STATED GOAL
Within the material below, locate the line with "Give me the React, TypeScript" and the line with "const ref = useRef<HTMLDivElement>(null);", then return those two lines and all lines between them, exactly as written.
* begin DATASET RECORDS *
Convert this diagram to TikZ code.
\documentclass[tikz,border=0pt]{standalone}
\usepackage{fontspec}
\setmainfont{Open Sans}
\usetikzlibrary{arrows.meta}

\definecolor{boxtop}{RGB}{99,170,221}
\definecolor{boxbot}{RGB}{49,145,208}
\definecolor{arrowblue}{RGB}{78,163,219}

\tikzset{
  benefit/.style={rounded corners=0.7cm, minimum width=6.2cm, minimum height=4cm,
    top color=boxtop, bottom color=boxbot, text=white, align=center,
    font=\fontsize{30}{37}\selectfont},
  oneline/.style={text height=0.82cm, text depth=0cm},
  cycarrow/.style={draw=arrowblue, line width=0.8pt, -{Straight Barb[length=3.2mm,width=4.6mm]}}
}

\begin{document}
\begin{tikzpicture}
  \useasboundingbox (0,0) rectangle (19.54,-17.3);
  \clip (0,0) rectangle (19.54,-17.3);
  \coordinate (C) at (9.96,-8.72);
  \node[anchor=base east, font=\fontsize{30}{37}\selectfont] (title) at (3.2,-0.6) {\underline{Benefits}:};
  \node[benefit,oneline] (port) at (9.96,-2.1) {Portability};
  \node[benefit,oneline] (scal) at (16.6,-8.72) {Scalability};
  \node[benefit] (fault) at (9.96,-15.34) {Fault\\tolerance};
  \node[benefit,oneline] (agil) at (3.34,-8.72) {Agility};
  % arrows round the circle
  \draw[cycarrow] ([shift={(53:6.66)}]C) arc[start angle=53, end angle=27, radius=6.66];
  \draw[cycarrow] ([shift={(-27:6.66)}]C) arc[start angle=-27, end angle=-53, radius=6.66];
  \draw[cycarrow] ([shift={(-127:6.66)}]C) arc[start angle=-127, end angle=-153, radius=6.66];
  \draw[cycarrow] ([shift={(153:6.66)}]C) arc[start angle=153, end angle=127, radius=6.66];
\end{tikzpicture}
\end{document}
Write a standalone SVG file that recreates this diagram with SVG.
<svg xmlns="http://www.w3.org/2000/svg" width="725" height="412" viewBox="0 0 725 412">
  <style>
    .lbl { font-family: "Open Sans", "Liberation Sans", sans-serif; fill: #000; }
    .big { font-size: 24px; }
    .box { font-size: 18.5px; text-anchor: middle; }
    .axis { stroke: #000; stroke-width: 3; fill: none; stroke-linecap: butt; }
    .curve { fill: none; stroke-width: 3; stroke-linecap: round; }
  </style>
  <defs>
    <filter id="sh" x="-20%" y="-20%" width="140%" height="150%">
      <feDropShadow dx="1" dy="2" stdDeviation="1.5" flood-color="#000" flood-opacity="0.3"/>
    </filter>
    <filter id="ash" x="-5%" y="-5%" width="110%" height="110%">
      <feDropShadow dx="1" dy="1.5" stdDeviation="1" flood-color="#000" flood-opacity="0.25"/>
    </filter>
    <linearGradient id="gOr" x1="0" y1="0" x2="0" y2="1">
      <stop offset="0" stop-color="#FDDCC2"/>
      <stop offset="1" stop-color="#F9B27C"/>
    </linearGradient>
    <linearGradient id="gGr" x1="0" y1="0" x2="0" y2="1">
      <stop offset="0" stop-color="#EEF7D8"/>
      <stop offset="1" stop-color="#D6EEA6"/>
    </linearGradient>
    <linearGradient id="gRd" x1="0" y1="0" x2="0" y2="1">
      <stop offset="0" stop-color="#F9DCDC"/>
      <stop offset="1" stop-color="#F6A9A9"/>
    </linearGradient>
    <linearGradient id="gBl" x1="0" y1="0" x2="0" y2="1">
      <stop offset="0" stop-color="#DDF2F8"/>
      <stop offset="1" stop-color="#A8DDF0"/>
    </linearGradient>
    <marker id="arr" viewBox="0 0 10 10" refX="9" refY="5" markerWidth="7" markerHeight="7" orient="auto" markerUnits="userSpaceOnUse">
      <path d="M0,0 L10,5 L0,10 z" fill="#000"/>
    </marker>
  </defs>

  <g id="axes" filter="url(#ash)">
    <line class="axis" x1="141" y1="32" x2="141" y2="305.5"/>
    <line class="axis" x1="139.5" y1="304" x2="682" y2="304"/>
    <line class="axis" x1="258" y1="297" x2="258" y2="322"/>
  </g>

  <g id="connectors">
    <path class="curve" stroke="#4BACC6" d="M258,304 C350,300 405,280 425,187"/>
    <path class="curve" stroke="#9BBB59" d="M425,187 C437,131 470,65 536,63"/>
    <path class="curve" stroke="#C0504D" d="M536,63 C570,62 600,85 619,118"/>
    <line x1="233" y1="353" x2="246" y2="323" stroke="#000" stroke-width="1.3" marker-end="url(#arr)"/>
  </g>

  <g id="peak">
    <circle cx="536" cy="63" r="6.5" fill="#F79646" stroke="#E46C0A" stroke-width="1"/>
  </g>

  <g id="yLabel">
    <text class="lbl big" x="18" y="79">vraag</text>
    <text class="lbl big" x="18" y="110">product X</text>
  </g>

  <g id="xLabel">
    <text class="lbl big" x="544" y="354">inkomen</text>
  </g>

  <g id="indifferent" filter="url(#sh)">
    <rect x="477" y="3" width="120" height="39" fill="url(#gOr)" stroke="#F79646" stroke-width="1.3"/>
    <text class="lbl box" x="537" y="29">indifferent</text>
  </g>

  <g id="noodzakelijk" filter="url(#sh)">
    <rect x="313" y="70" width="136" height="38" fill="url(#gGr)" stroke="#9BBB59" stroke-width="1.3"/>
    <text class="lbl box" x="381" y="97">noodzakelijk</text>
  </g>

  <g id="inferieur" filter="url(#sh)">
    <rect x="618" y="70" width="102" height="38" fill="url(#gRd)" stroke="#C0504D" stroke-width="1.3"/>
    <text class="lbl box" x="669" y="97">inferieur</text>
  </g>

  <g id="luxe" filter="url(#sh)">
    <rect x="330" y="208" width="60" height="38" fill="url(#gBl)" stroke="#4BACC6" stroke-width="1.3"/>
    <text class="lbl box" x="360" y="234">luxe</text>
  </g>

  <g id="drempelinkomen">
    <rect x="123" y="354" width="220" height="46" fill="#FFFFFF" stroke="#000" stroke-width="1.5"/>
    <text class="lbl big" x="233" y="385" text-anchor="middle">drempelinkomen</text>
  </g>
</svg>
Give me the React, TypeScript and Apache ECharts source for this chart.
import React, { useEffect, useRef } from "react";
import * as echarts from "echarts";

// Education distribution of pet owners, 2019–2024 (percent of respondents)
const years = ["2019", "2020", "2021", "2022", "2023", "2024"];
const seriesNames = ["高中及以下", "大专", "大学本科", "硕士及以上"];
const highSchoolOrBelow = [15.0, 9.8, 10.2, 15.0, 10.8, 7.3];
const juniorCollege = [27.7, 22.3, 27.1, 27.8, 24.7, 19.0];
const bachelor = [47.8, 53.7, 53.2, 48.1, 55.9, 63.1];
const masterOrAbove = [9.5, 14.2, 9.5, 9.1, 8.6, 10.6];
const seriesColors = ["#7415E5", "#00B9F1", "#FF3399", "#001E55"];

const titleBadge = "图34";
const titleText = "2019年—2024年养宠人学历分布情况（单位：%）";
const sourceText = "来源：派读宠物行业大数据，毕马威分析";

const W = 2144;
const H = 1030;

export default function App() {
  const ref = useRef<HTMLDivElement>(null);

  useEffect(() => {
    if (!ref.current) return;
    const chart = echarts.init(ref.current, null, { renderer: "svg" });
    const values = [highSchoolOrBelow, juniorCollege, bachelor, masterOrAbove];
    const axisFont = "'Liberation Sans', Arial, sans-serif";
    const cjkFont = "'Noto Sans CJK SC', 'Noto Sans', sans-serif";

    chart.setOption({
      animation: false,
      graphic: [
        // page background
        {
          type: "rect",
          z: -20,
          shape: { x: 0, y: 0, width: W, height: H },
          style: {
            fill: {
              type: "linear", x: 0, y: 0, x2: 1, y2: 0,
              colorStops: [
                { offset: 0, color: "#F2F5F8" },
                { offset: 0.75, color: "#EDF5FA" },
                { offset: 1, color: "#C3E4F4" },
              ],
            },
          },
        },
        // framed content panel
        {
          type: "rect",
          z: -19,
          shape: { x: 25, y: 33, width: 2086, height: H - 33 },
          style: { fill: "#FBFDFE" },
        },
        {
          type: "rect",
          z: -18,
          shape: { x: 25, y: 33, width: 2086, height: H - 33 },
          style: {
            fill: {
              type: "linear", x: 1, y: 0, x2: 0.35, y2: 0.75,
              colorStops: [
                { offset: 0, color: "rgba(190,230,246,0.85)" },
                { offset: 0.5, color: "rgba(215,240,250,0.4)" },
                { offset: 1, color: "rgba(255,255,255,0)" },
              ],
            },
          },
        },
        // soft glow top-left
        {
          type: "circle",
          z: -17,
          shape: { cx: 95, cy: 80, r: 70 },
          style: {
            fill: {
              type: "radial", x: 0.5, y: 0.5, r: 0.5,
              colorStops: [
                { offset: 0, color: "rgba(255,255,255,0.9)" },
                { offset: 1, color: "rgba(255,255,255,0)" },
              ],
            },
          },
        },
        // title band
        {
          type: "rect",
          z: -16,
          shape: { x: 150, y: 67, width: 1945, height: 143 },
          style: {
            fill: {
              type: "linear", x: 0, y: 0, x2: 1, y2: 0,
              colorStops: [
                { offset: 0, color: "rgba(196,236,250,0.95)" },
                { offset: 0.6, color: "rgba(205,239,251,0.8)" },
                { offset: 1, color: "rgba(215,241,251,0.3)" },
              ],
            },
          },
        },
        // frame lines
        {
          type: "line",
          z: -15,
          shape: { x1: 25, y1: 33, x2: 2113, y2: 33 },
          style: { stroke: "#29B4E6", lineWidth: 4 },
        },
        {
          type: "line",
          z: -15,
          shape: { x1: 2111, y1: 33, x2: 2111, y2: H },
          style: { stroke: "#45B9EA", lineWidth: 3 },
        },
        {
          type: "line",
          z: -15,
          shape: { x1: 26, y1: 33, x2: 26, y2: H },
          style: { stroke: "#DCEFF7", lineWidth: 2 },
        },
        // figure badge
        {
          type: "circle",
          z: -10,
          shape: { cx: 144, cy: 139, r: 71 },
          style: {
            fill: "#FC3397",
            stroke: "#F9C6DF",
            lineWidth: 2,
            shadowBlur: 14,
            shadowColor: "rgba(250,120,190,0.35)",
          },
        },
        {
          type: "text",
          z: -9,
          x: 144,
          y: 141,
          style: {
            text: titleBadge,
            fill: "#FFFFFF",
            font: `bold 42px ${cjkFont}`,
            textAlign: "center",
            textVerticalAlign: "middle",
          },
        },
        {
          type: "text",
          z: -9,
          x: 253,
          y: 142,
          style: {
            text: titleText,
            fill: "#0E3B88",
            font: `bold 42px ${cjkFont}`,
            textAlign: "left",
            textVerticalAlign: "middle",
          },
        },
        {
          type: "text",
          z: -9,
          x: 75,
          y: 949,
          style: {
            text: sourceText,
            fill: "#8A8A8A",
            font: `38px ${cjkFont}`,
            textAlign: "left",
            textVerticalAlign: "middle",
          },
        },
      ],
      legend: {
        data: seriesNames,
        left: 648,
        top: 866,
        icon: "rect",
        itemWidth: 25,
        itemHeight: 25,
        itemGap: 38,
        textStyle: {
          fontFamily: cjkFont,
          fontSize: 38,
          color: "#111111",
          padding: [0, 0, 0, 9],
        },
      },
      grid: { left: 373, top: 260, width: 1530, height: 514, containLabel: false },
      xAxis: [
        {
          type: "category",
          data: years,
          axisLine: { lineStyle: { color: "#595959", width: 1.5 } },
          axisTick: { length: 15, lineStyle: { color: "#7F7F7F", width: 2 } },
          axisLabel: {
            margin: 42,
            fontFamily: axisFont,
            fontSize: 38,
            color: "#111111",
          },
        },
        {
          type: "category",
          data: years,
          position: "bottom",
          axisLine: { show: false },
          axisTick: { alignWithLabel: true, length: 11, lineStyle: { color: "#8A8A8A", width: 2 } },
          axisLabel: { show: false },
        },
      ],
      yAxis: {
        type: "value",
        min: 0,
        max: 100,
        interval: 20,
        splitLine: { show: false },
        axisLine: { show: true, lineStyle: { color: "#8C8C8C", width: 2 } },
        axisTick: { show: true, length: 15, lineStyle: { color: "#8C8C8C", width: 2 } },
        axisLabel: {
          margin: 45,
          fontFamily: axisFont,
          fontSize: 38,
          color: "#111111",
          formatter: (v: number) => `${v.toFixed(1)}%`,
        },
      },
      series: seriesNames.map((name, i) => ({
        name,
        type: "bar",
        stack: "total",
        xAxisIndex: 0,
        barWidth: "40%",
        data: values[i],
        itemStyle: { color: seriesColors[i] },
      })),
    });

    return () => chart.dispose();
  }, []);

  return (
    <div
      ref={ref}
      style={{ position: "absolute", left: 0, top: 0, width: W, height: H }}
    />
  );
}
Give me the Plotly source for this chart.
* end DATASET RECORDS *
EXPECTED ANSWER
Give me the React, TypeScript and Apache ECharts source for this chart.
import React, { useEffect, useRef } from "react";
import * as echarts from "echarts";

// Education distribution of pet owners, 2019–2024 (percent of respondents)
const years = ["2019", "2020", "2021", "2022", "2023", "2024"];
const seriesNames = ["高中及以下", "大专", "大学本科", "硕士及以上"];
const highSchoolOrBelow = [15.0, 9.8, 10.2, 15.0, 10.8, 7.3];
const juniorCollege = [27.7, 22.3, 27.1, 27.8, 24.7, 19.0];
const bachelor = [47.8, 53.7, 53.2, 48.1, 55.9, 63.1];
const masterOrAbove = [9.5, 14.2, 9.5, 9.1, 8.6, 10.6];
const seriesColors = ["#7415E5", "#00B9F1", "#FF3399", "#001E55"];

const titleBadge = "图34";
const titleText = "2019年—2024年养宠人学历分布情况（单位：%）";
const sourceText = "来源：派读宠物行业大数据，毕马威分析";

const W = 2144;
const H = 1030;

export default function App() {
  const ref = useRef<HTMLDivElement>(null);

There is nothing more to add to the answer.